Por Camila Fregonese

Imagine que você é proprietário de uma empresa respeitável, dedicada a construir uma reputação sólida no mercado. Certo dia, ao navegar pela internet, depara-se com um vídeo no YouTube que difama sua marca, espalhando informações falsas e prejudiciais. Preocupado com o impacto negativo, você aciona a Justiça brasileira, que prontamente ordena a remoção do conteúdo ofensivo. No entanto, para sua surpresa, o vídeo continua acessível em outros países, perpetuando o dano à sua imagem internacionalmente.

              Este cenário ilustra um caso recente julgado pela Terceira Turma do Superior Tribunal de Justiça (STJ), que, por maioria de votos, considerou possível atribuir efeitos extraterritoriais a decisões judiciais brasileiras que determinam a retirada de conteúdos ofensivos da internet. A corte entendeu que, embora a ordem de remoção seja baseada nas normas brasileiras, sua efetivação em outros países é um efeito natural do caráter transfronteiriço e global da internet.

              A decisão em questão foi proferida no Recurso Especial (REsp) 2.147.711, em que o Superior Tribunal de Justiça (STJ) enfrentou o desafio de adaptar a jurisdição nacional à realidade transnacional da internet.
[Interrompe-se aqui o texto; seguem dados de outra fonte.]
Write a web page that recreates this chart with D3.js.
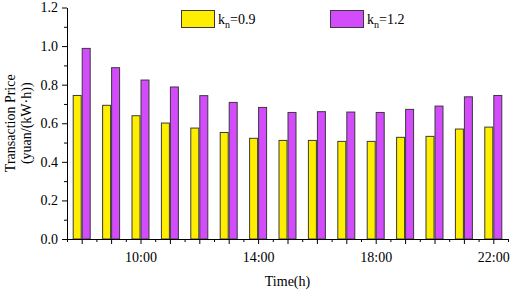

              No caso, a empresa Google Brasil Internet recorreu de uma decisão do Tribunal de Justiça de São Paulo (TJSP) que determinava a remoção global de um conteúdo difamatório contra uma empresa, postado originalmente no YouTube. O Google argumentou que tal ordem violaria a jurisdição brasileira e seria incompatível com os procedimentos específicos de cada país para validação de decisões judiciais estrangeiras. Alegou ainda que o Judiciário brasileiro não poderia impor “censura” de discursos além do território nacional, considerando que determinado conteúdo pode ser ofensivo pela legislação brasileira, mas aceitável em outros países.

              A ministra Nancy Andrighi, relatora do caso, destacou que a preocupação com a efetividade das decisões judiciais na proteção de vítimas de difamação na internet é um “fenômeno de jurisdição global”, comparável ao próprio alcance da rede mundial de computadores. Ela mencionou precedentes de tribunais de diversos países e ressaltou que o Marco Civil da Internet brasileiro adotou mecanismos que permitem a aplicação do direito nacional em casos que envolvem a coleta de dados em território brasileiro, mesmo que o armazenamento ou tratamento ocorra por meio de provedores sediados no exterior.

              No caso específico, a empresa lesada comprovou que, apesar de a decisão judicial ter sido cumprida no Brasil, o conteúdo ofensivo ainda estava disponível em países como Colômbia e Alemanha. Diante disso, a ministra concluiu que, enquanto não houver demonstração concreta de conflito entre o direito brasileiro e o de país estrangeiro, não cabe ao STJ emitir juízo sobre violação de soberania de forma abstrata. Ela afirmou que decisões com efeitos globais nessas circunstâncias refletem uma tendência internacional em conferir maior efetividade à resolução de controvérsias que transcendem fronteiras tradicionais.

              Essa decisão do STJ reforça a importância de uma abordagem jurídica que considere a natureza global da internet, buscando proteger direitos e reputações de forma eficaz, independentemente das fronteiras geográficas.